Superconductivity, the phenomenon in which the electrical resistance of a material suddenly drops to zero when cooled below a certain temperature, has been a scientific curiosity ever since its discovery in the early 20th century.

A group of Cornell researchers led by Prof. Katja Nowack, physics, published a paper on Oct. 11 in Science that investigates how physically deforming a material can cause it to show traits of partial superconductivity.

The interest first arose in the work of collaborator Philip Moll, a researcher at the Institute of Material Science and Engineering at École Polytechnique Fédéral de Lausanne in Switzerland, during his investigation of the superconductive properties of the metal cerium iridium indium-5.

In an attempt to establish superconductivity, Moll discovered that the critical temperature was changing depending on the placement of the wire contacts.

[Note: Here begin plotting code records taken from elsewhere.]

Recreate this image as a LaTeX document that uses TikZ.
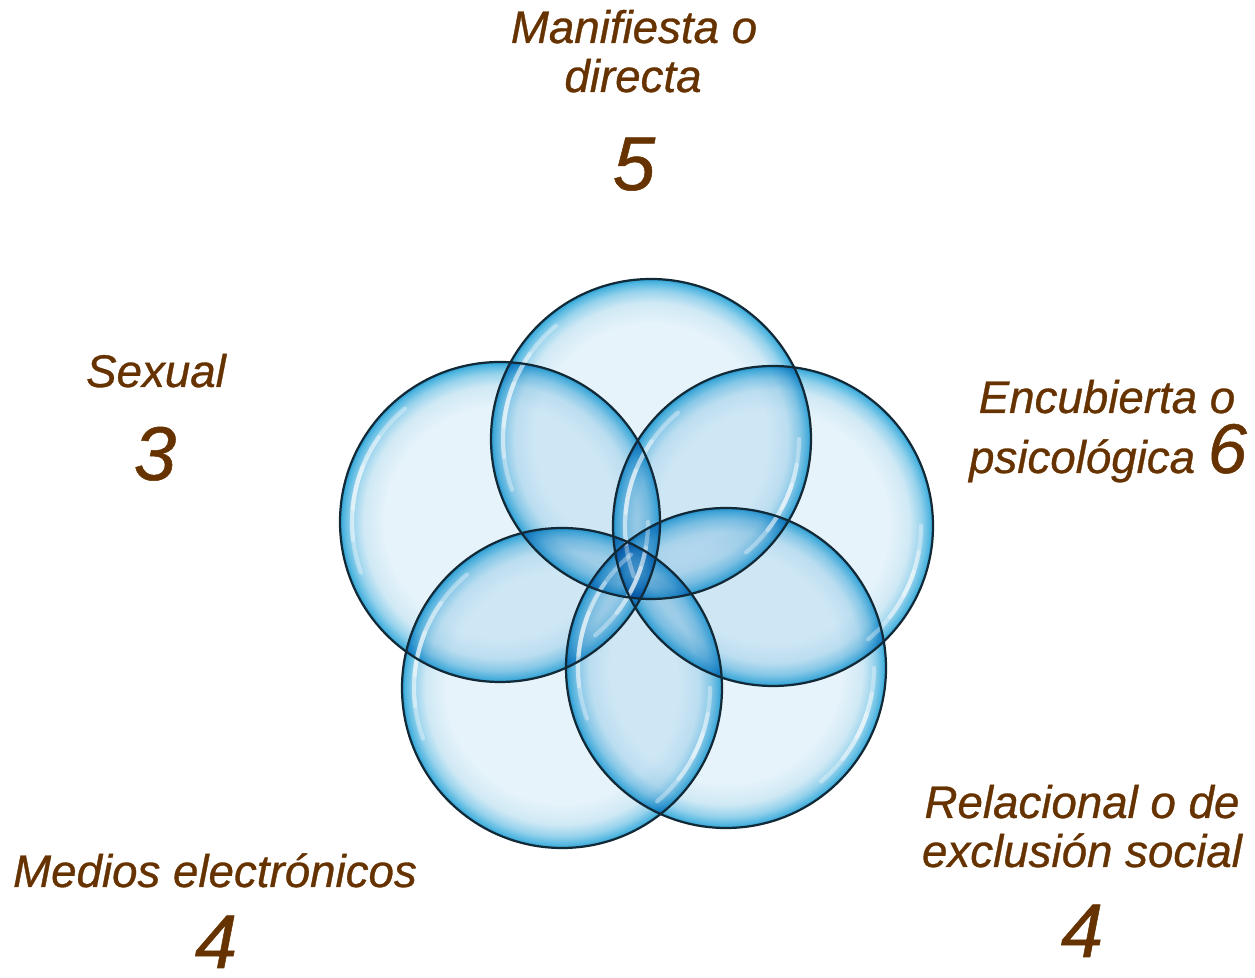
\documentclass[tikz,border=0pt]{standalone}
\usepackage{fontspec}
\setmainfont{Liberation Sans}
\newfontfamily\labfont[ItalicFeatures={FakeBold=0.7}]{Liberation Sans}
\definecolor{bubA}{RGB}{230,243,250}
\definecolor{bubB}{RGB}{208,233,245}
\definecolor{bubC}{RGB}{150,210,236}
\definecolor{bubD}{RGB}{80,182,224}
\definecolor{bubE}{RGB}{45,160,212}
\definecolor{rim}{RGB}{18,42,56}
\definecolor{labbrown}{RGB}{102,51,0}
\pgfdeclareradialshading{bubble}{\pgfpoint{0bp}{0bp}}{color(0bp)=(bubA); color(18bp)=(bubA); color(21.3bp)=(bubB); color(23.2bp)=(bubC); color(24.5bp)=(bubD); color(25bp)=(bubE); color(100bp)=(bubE)}
\begin{document}
\begin{tikzpicture}[x=0.03cm,y=0.03cm,
  lab/.style={font=\fontsize{39}{46}\selectfont\labfont\itshape, text=labbrown, anchor=base, inner sep=0pt},
  num/.style={font=\fontsize{65}{70}\selectfont\labfont\itshape, text=labbrown, anchor=base, inner sep=0pt},
  rimline/.style={draw=rim, line width=1.9pt},
  gloss/.style={draw=white, line width=3.6pt, line cap=round, opacity=0.35}]
\useasboundingbox (0,0) rectangle (1255,978);
\coordinate (cT) at (651,539);
\coordinate (cL) at (500,456);
\coordinate (cR) at (773,452);
\coordinate (cBR) at (726,310);
\coordinate (cBL) at (562,290);
\begin{scope}[blend mode=multiply]
\foreach \c in {cT,cL,cR,cBR,cBL} \shade[shading=bubble] (\c) circle[radius=160];
\end{scope}
\foreach \c in {cT,cL,cR,cBR,cBL} {
  \foreach \a/\b in {130/200,145/187,158/175}
    \draw[gloss] (\c) ++(\a:148) arc[start angle=\a,end angle=\b,radius=148];
  \foreach \a/\b in {-50/0,-38/-10,-28/-18}
    \draw[gloss] (\c) ++(\a:148) arc[start angle=\a,end angle=\b,radius=148];
}
\foreach \c in {cT,cL,cR,cBR,cBL} \draw[rimline] (\c) circle[radius=160];
\node[lab] (manif) at (634,935) {Manifiesta o};
\node[lab] (direc) at (633,886) {directa};
\node[num] (n5) at (634,788) {5};
\node[lab] (sex) at (156,591) {Sexual};
\node[num] (n3) at (155,498) {3};
\node[lab] (encu) at (1107,565) {Encubierta o};
\node[lab] (psico) at (1108,505) {psicológica {\fontsize{60}{64}\selectfont 6}};
\node[lab] (medios) at (215,91) {Medios electrónicos};
\node[num] (n4a) at (216,10) {4};
\node[lab] (rela) at (1082,160) {Relacional o de};
\node[lab] (exclu) at (1082,111) {exclusión social};
\node[num] (n4b) at (1082,21) {4};
\end{tikzpicture}
\end{document}
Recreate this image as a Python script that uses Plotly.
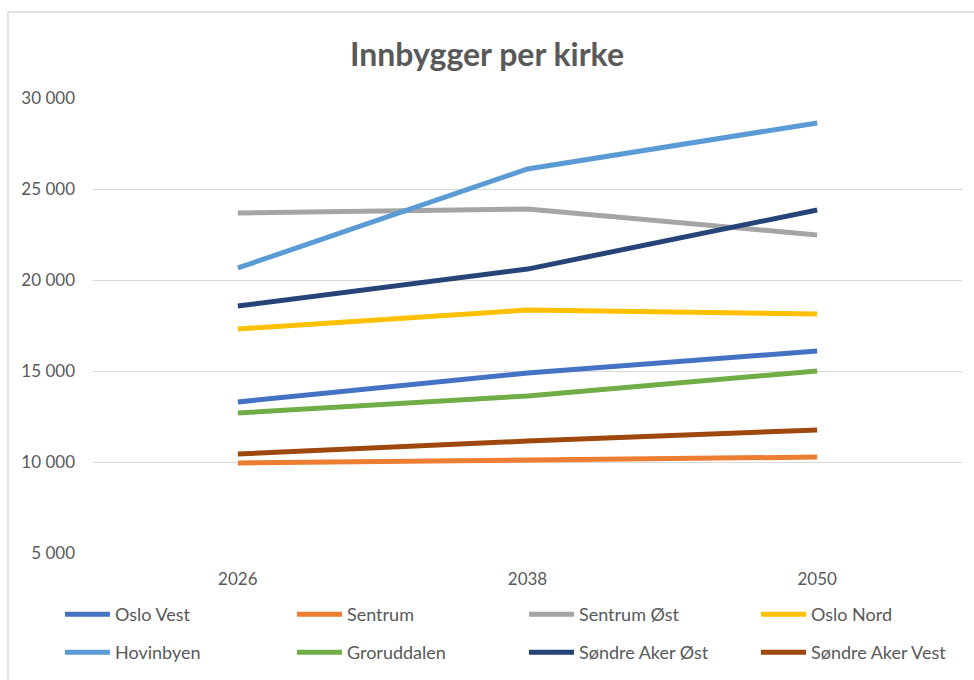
import plotly.graph_objects as go

years = ["2026", "2038", "2050"]
series_names = ["Oslo Vest", "Sentrum", "Sentrum Øst", "Oslo Nord",
                "Hovinbyen", "Groruddalen", "Søndre Aker Øst", "Søndre Aker Vest"]
oslo_vest = [13300, 14890, 16100]
sentrum = [9950, 10100, 10270]
sentrum_ost = [23680, 23900, 22470]
oslo_nord = [17310, 18350, 18130]
hovinbyen = [20660, 26100, 28630]
groruddalen = [12690, 13630, 15000]
sondre_aker_ost = [18570, 20600, 23850]
sondre_aker_vest = [10440, 11150, 11760]
colors = ["#4472C4", "#ED7D31", "#A5A5A5", "#FFC000",
          "#5B9BD5", "#70AD47", "#264478", "#9E480E"]
values = [oslo_vest, sentrum, sentrum_ost, oslo_nord,
          hovinbyen, groruddalen, sondre_aker_ost, sondre_aker_vest]
y_ticks = [5000, 10000, 15000, 20000, 25000, 30000]

FONT = "Lato, 'Open Sans', sans-serif"
TXT = "#595959"

fig = go.Figure()
for i, (name, vals, col) in enumerate(zip(series_names, values, colors)):
    fig.add_trace(go.Scatter(x=years, y=vals, name=name, mode="lines",
                             line=dict(color=col, width=5),
                             legend="legend" if i < 4 else "legend2"))

legend_common = dict(orientation="h", x=-0.038, xanchor="left",
                     yanchor="top", entrywidth=172, entrywidthmode="pixels",
                     font=dict(size=18, color=TXT), itemwidth=45,
                     bgcolor="rgba(0,0,0,0)")

fig.update_layout(
    width=974, height=680,
    paper_bgcolor="white", plot_bgcolor="white",
    margin=dict(l=93, r=12, t=98, b=127, autoexpand=False),
    separators=", ",
    font=dict(family=FONT, color=TXT, size=17),
    title=dict(text="<b>Innbygger per kirke</b>", x=0.5, xanchor="center",
               y=1 - 55 / 680, yanchor="middle",
               font=dict(family=FONT, size=32, color=TXT)),
    xaxis=dict(type="category", range=[-0.5, 2.5], showgrid=False,
               showline=False, zeroline=False, ticks="", automargin=False,
               ticklabelstandoff=14, tickfont=dict(size=17, color=TXT)),
    yaxis=dict(range=[5000, 30000], tickvals=y_ticks, tickformat=",d",
               showgrid=True, gridcolor="#D9D9D9", gridwidth=1,
               zeroline=False, showline=False, ticks="", automargin=False,
               ticklabelstandoff=17, tickfont=dict(size=17, color=TXT)),
    legend=dict(legend_common, y=-0.0945),
    legend2=dict(legend_common, y=-0.178),
    showlegend=True,
    shapes=[dict(type="rect", xref="paper", yref="paper",
                 x0=(8 - 93) / 869, x1=(990 - 93) / 869,
                 y0=-(700 - 553) / 455, y1=(553 - 12) / 455,
                 line=dict(color="#D9D9D9", width=1.5),
                 fillcolor="rgba(0,0,0,0)", layer="below")],
)

fig.write_html("out.html", config={"displayModeBar": False},
               post_script="document.body.style.margin='0';")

This collides directly with the conventional belief of superconductivity, which is that the entire material must be either completely, uniformly superconductive, or not.

Nowack learned of these strange results from Prof. Brad Ramshaw, physics, and decided to investigate them using a device called a superconducting quantum interference device, which can measure local resistivities of small areas.

“What we found in the end was that in these little microstructures, superconductivity doesn’t uniformly form in the device, but forms in a very spatially modulated, nonuniform fashion. So there’s these little puddles of superconductivity in some parts of the device, and other parts stay non-superconductive down to much lower temperatures,” Nowack said.

They also discovered that these superconductive puddles correlated to the varying amounts of physical stress produced from the creation of the samples. Moll’s team had created the samples by gluing CeIrIn5 crystals to a sapphire substrate and etching patterns into them using a focus ion beam, similar to a mini-sandblower.

According to Nowack, CeIrIn5 shrinks by about 0.3 percent as it cools due to its metallic properties, whereas sapphire does not shrink at all. The resulting strain seemed to be causing the irregular superconductivity noticed by Moll.

“Actually in the literature, it was known that the superconducting transition temperature of the material must depend on strain,” Nowack said. However, only some simple strains, like a single stretch along one axis, had been tested. Using this theory, the Cornell group developed a model for relating strain to superconductivity, and upon comparing their model’s predictions to the more complex deformations of the CeIrIn5 samples, found that the findings correlated exactly.

These findings open up a whole host of possible applications. This correlation between strain and superconductivity may become a new way of investigating the superconductive properties of other metals, which in turn could help refine physicists’ understanding of this relationship even further.

The group hopes to investigate how these new discoveries could affect existing devices, like the Josephson junction, a device which utilizes two superconductors and has applications in quantum computing. “We’re [also] thinking we can apply this to interesting magnetic systems that have interesting magnetic order, and change the properties of the magnetic order using strain,” Nowack said.